Aim of the exercise -> Set all the material down again unchanged, without the pictures.

Data shown ->
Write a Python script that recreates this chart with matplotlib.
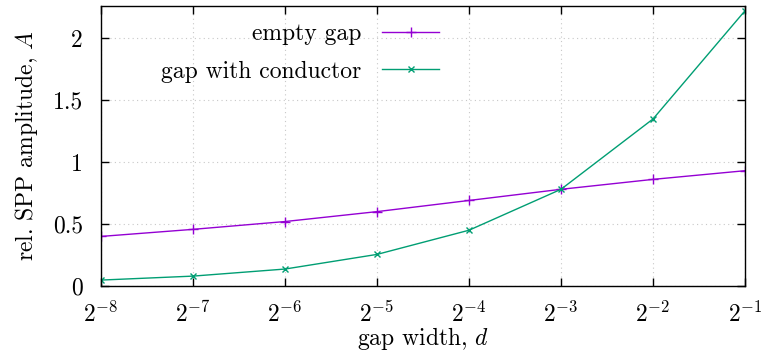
import matplotlib
matplotlib.use("Agg")
import matplotlib.pyplot as plt

plt.rcParams['font.family'] = ['cmr10', 'DejaVu Serif']
plt.rcParams['mathtext.fontset'] = 'cm'
plt.rcParams['axes.formatter.use_mathtext'] = True
plt.rcParams['font.size'] = 17

# gap widths d = 2^k
exponents = [-8, -7, -6, -5, -4, -3, -2, -1]
gap = [2.0 ** k for k in exponents]
empty_gap = [0.40, 0.457, 0.52, 0.60, 0.69, 0.78, 0.86, 0.93]
with_conductor = [0.048, 0.08, 0.137, 0.255, 0.45, 0.78, 1.347, 2.22]
tick_labels = [r'$2^{%d}$' % k for k in exponents]

fig = plt.figure(figsize=(7.62, 3.54), dpi=100)
ax = fig.add_axes([0.1325, 0.192, 0.8452, 0.791])

ax.plot(gap, empty_gap, color='#9400d3', lw=1, marker='+', ms=7, mew=1,
        label='empty gap')
ax.plot(gap, with_conductor, color='#009e73', lw=1, marker='x', ms=4.5, mew=1,
        label='gap with conductor')

ax.set_xscale('log', base=2)
ax.set_xlim(gap[0], gap[-1])
ax.set_ylim(0, 2.258)
ax.set_xticks(gap)
ax.set_xticklabels(tick_labels)
ax.minorticks_off()
ax.set_yticks([0, 0.5, 1, 1.5, 2])
ax.set_yticklabels(['0', '0.5', '1', '1.5', '2'])

ax.tick_params(direction='in', top=True, right=True, length=5.5, width=1)
ax.tick_params(axis='x', pad=11)
ax.tick_params(axis='y', pad=13)
ax.grid(True, color='#c8c8c8', linestyle=(0, (1, 3)), lw=0.8)
for s in ax.spines.values():
    s.set_linewidth(1)

ax.set_xlabel(r'gap width, $d$', labelpad=-1)
ax.set_ylabel(r'rel. SPP amplitude, $A$', labelpad=9)

leg = ax.legend(loc='upper right', bbox_to_anchor=(0.547, 0.99), markerfirst=False,
                frameon=False, handlelength=2.4, handletextpad=0.9,
                labelspacing=0.65, borderaxespad=0.2)
for t in leg.get_texts():
    t.set_ha('right')
leg._legend_box.align = 'right'

fig.savefig('out.png', dpi=100)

Expected answer ->
Write a Python script that recreates this chart with matplotlib.
import matplotlib
matplotlib.use("Agg")
import matplotlib.pyplot as plt

plt.rcParams['font.family'] = ['cmr10', 'DejaVu Serif']
plt.rcParams['mathtext.fontset'] = 'cm'
plt.rcParams['axes.formatter.use_mathtext'] = True
plt.rcParams['font.size'] = 17

# gap widths d = 2^k
exponents = [-8, -7, -6, -5, -4, -3, -2, -1]
gap = [2.0 ** k for k in exponents]
empty_gap = [0.40, 0.457, 0.52, 0.60, 0.69, 0.78, 0.86, 0.93]
with_conductor = [0.048, 0.08, 0.137, 0.255, 0.45, 0.78, 1.347, 2.22]
tick_labels = [r'$2^{%d}$' % k for k in exponents]

fig = plt.figure(figsize=(7.62, 3.54), dpi=100)
ax = fig.add_axes([0.1325, 0.192, 0.8452, 0.791])

ax.plot(gap, empty_gap, color='#9400d3', lw=1, marker='+', ms=7, mew=1,
        label='empty gap')
ax.plot(gap, with_conductor, color='#009e73', lw=1, marker='x', ms=4.5, mew=1,
        label='gap with conductor')

ax.set_xscale('log', base=2)
ax.set_xlim(gap[0], gap[-1])
ax.set_ylim(0, 2.258)
ax.set_xticks(gap)
ax.set_xticklabels(tick_labels)
ax.minorticks_off()
ax.set_yticks([0, 0.5, 1, 1.5, 2])
ax.set_yticklabels(['0', '0.5', '1', '1.5', '2'])

ax.tick_params(direction='in', top=True, right=True, length=5.5, width=1)
ax.tick_params(axis='x', pad=11)
ax.tick_params(axis='y', pad=13)
ax.grid(True, color='#c8c8c8', linestyle=(0, (1, 3)), lw=0.8)
for s in ax.spines.values():
    s.set_linewidth(1)

ax.set_xlabel(r'gap width, $d$', labelpad=-1)
ax.set_ylabel(r'rel. SPP amplitude, $A$', labelpad=9)

leg = ax.legend(loc='upper right', bbox_to_anchor=(0.547, 0.99), markerfirst=False,
                frameon=False, handlelength=2.4, handletextpad=0.9,
                labelspacing=0.65, borderaxespad=0.2)
for t in leg.get_texts():
    t.set_ha('right')
leg._legend_box.align = 'right'

fig.savefig('out.png', dpi=100)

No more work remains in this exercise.